Directions:
Starting with the first line below, extract each line through the one that contains "ax.set_axis_off()", inclusive, excluding pictures.
*** Entries provided
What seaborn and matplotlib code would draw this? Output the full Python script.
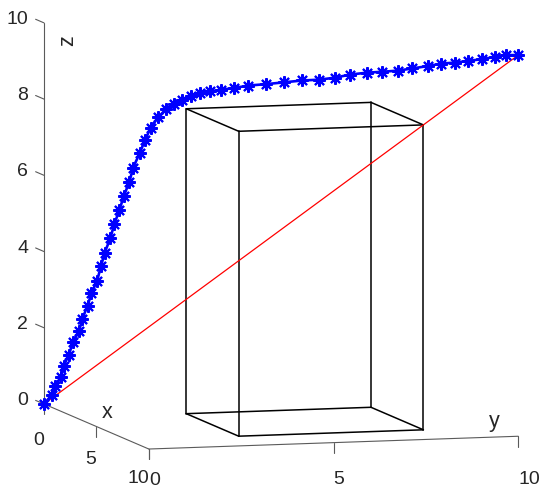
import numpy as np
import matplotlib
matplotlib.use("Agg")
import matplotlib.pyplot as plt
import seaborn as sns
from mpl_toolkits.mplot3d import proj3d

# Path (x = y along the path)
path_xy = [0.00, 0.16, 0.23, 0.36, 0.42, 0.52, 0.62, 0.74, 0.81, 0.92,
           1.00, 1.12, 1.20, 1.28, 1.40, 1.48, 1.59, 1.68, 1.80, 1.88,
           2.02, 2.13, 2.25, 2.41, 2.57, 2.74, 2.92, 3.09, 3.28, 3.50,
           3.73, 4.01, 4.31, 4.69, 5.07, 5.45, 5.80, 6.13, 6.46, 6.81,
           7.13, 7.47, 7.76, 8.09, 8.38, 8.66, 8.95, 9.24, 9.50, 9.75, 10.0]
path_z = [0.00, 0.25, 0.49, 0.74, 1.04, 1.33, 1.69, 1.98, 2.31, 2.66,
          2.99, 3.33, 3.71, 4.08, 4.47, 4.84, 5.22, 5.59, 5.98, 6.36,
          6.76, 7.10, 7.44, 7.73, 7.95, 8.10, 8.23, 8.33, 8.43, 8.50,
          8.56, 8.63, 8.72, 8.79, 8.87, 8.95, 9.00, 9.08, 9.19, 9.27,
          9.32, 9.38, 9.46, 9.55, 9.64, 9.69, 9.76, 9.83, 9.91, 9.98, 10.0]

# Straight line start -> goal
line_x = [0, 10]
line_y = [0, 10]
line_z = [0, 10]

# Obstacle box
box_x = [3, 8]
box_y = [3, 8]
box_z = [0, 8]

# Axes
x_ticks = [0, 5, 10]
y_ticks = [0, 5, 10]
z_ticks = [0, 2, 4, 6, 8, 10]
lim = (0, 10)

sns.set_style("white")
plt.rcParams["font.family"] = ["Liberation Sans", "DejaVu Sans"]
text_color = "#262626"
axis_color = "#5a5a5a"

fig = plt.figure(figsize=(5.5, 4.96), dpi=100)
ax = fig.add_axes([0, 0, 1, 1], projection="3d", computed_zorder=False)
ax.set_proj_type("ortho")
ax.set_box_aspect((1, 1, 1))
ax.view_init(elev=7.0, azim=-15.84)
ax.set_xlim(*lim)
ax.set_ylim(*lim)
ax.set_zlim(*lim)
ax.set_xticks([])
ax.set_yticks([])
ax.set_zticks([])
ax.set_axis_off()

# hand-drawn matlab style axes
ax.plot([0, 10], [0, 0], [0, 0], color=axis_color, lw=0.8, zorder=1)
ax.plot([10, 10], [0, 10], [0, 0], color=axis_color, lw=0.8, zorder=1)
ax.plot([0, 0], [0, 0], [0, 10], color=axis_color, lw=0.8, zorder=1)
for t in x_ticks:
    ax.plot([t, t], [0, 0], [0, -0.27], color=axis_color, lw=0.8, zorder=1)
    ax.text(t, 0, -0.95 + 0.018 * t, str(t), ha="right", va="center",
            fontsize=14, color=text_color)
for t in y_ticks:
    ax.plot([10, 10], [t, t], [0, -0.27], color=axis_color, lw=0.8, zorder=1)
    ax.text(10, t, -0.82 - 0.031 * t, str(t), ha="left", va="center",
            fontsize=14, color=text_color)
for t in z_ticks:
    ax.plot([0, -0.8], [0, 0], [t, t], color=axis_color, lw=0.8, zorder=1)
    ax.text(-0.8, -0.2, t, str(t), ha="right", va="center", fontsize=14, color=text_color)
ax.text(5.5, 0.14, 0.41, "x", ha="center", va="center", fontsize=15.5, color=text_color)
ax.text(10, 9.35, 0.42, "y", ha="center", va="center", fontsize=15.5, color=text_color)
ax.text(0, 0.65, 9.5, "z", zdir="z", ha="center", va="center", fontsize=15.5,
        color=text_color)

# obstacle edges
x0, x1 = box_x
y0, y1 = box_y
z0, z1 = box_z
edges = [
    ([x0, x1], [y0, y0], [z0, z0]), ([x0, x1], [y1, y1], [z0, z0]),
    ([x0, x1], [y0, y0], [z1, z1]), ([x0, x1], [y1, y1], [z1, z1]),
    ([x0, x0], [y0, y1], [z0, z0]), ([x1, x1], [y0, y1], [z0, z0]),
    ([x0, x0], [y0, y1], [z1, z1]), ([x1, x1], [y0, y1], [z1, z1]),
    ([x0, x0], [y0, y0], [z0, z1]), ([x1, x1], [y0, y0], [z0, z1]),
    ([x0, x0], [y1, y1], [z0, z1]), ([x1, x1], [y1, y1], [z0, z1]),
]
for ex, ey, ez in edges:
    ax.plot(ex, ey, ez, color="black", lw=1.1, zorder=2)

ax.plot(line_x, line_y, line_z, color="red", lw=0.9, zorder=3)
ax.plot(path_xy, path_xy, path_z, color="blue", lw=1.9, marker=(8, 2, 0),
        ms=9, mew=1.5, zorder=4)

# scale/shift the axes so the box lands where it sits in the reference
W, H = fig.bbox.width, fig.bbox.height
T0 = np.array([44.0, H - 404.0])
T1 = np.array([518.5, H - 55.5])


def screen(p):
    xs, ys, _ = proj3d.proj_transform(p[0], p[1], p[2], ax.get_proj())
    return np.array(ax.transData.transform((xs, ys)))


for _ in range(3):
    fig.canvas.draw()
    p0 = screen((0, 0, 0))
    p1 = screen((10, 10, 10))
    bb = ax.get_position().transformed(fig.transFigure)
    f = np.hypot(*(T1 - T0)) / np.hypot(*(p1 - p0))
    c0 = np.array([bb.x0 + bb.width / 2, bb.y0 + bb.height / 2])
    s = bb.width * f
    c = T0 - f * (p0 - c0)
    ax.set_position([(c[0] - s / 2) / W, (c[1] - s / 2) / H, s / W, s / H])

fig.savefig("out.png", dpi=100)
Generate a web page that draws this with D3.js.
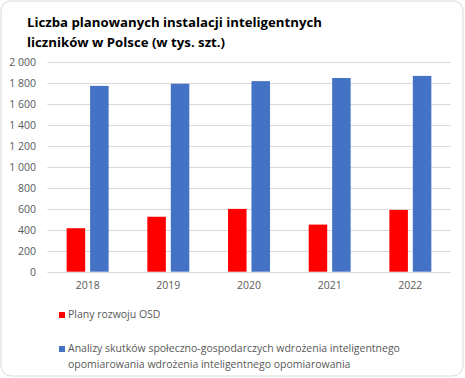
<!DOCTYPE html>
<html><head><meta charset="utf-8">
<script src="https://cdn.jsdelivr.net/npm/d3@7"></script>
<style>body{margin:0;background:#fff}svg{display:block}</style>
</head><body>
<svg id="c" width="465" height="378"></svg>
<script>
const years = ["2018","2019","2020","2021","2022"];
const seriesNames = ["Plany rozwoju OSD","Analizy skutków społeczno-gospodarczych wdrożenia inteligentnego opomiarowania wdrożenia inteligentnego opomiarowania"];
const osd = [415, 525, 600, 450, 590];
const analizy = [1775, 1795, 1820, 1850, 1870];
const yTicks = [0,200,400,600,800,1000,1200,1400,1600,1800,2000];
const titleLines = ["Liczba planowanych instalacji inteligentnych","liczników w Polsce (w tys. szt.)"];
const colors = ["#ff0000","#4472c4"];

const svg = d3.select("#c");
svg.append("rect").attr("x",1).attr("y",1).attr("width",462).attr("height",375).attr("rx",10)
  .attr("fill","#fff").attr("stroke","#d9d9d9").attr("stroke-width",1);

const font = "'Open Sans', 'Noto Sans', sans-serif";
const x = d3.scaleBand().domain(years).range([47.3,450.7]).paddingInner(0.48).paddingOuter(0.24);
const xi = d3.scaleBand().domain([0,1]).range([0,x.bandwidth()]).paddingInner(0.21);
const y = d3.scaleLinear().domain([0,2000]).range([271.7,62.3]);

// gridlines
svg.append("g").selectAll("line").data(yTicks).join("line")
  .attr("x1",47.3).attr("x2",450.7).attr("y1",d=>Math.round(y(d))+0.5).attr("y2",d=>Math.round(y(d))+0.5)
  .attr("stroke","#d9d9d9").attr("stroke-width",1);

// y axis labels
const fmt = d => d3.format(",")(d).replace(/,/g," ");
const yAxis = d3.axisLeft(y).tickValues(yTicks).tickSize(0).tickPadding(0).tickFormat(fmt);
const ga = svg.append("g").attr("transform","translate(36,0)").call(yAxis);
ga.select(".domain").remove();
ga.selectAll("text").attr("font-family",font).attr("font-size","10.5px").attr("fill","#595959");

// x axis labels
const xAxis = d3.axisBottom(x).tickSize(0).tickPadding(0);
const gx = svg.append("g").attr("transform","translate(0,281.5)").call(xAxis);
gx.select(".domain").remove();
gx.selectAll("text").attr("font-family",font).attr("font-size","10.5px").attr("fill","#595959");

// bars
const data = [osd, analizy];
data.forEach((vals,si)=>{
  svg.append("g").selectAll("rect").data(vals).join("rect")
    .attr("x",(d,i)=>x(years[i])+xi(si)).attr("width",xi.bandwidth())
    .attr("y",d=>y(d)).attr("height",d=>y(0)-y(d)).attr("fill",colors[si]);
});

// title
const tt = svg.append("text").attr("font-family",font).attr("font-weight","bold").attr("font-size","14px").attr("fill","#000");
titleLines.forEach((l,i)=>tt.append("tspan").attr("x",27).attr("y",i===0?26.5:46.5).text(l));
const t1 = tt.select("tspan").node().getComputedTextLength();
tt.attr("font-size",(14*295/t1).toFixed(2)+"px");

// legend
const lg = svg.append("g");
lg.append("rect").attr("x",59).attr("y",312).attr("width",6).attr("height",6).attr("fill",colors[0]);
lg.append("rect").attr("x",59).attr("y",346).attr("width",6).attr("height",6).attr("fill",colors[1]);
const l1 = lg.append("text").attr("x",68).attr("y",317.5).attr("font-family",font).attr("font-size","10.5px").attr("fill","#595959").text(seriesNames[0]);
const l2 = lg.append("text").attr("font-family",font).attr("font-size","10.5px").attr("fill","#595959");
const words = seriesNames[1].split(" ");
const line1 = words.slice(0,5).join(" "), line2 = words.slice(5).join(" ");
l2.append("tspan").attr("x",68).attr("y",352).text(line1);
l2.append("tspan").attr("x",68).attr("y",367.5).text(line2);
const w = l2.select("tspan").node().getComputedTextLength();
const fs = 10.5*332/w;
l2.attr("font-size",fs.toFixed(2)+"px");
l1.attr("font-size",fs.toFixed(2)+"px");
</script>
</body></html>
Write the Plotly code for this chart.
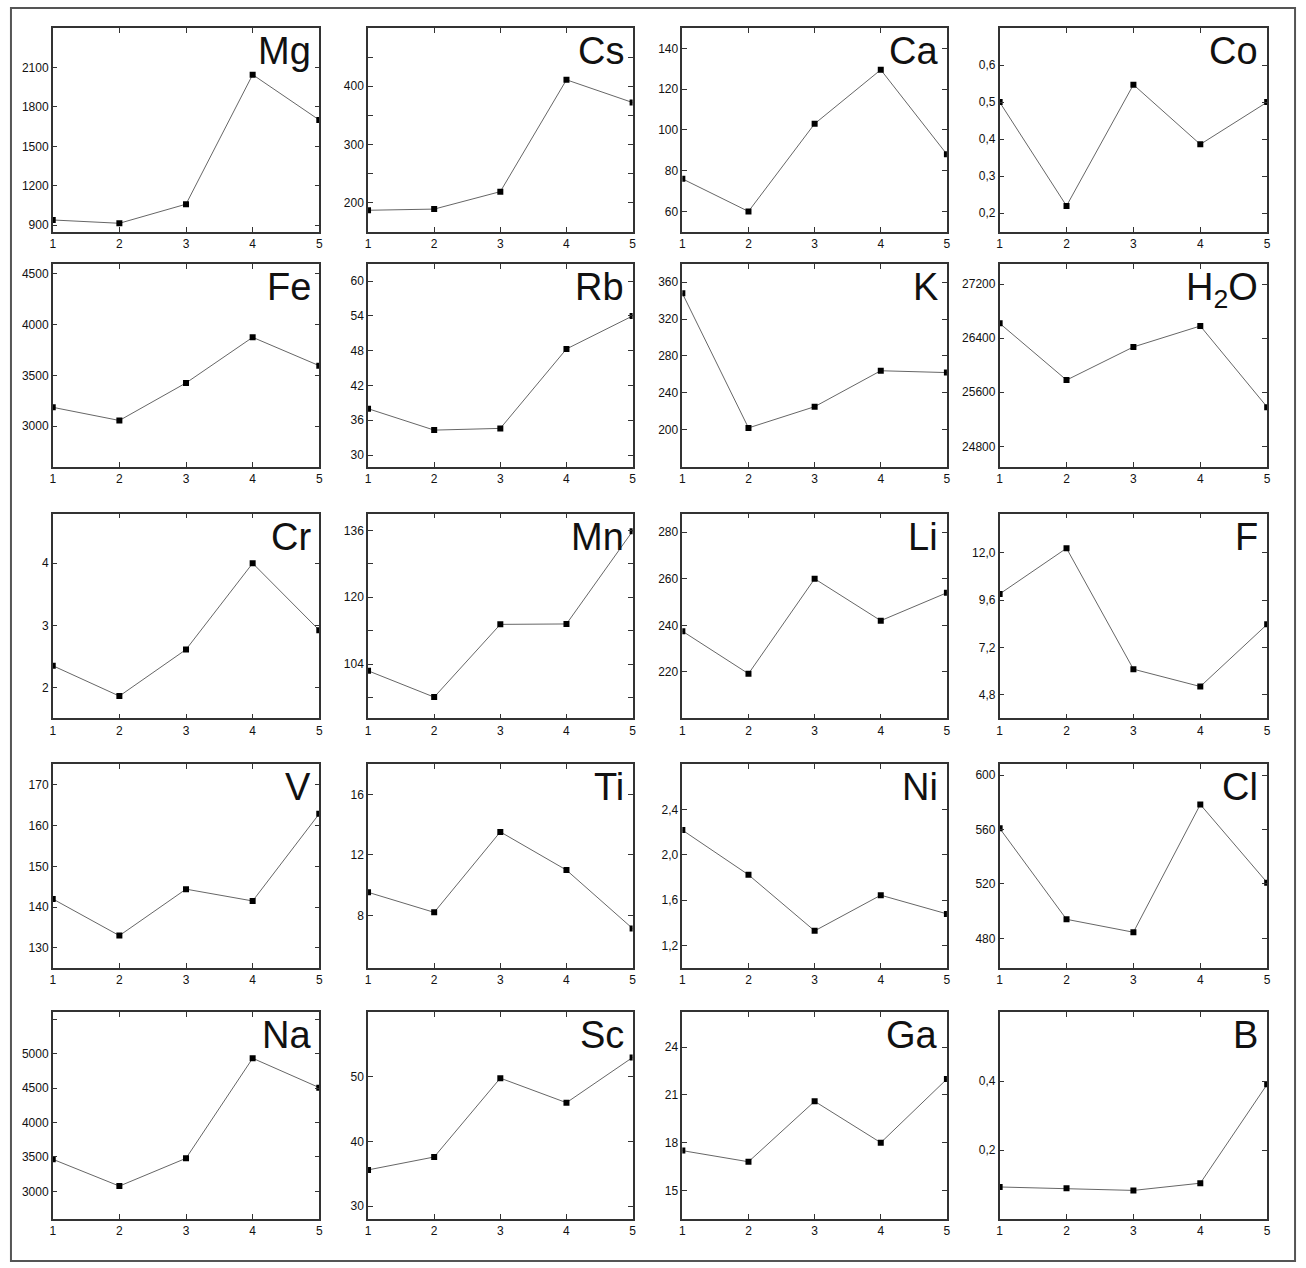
******
Task output:
What seaborn and matplotlib code would draw this? Output the full Python script.
import numpy as np
import matplotlib
matplotlib.use("Agg")
import matplotlib.pyplot as plt
import seaborn as sns
from mpl_toolkits.mplot3d import proj3d

# Path (x = y along the path)
path_xy = [0.00, 0.16, 0.23, 0.36, 0.42, 0.52, 0.62, 0.74, 0.81, 0.92,
           1.00, 1.12, 1.20, 1.28, 1.40, 1.48, 1.59, 1.68, 1.80, 1.88,
           2.02, 2.13, 2.25, 2.41, 2.57, 2.74, 2.92, 3.09, 3.28, 3.50,
           3.73, 4.01, 4.31, 4.69, 5.07, 5.45, 5.80, 6.13, 6.46, 6.81,
           7.13, 7.47, 7.76, 8.09, 8.38, 8.66, 8.95, 9.24, 9.50, 9.75, 10.0]
path_z = [0.00, 0.25, 0.49, 0.74, 1.04, 1.33, 1.69, 1.98, 2.31, 2.66,
          2.99, 3.33, 3.71, 4.08, 4.47, 4.84, 5.22, 5.59, 5.98, 6.36,
          6.76, 7.10, 7.44, 7.73, 7.95, 8.10, 8.23, 8.33, 8.43, 8.50,
          8.56, 8.63, 8.72, 8.79, 8.87, 8.95, 9.00, 9.08, 9.19, 9.27,
          9.32, 9.38, 9.46, 9.55, 9.64, 9.69, 9.76, 9.83, 9.91, 9.98, 10.0]

# Straight line start -> goal
line_x = [0, 10]
line_y = [0, 10]
line_z = [0, 10]

# Obstacle box
box_x = [3, 8]
box_y = [3, 8]
box_z = [0, 8]

# Axes
x_ticks = [0, 5, 10]
y_ticks = [0, 5, 10]
z_ticks = [0, 2, 4, 6, 8, 10]
lim = (0, 10)

sns.set_style("white")
plt.rcParams["font.family"] = ["Liberation Sans", "DejaVu Sans"]
text_color = "#262626"
axis_color = "#5a5a5a"

fig = plt.figure(figsize=(5.5, 4.96), dpi=100)
ax = fig.add_axes([0, 0, 1, 1], projection="3d", computed_zorder=False)
ax.set_proj_type("ortho")
ax.set_box_aspect((1, 1, 1))
ax.view_init(elev=7.0, azim=-15.84)
ax.set_xlim(*lim)
ax.set_ylim(*lim)
ax.set_zlim(*lim)
ax.set_xticks([])
ax.set_yticks([])
ax.set_zticks([])
ax.set_axis_off()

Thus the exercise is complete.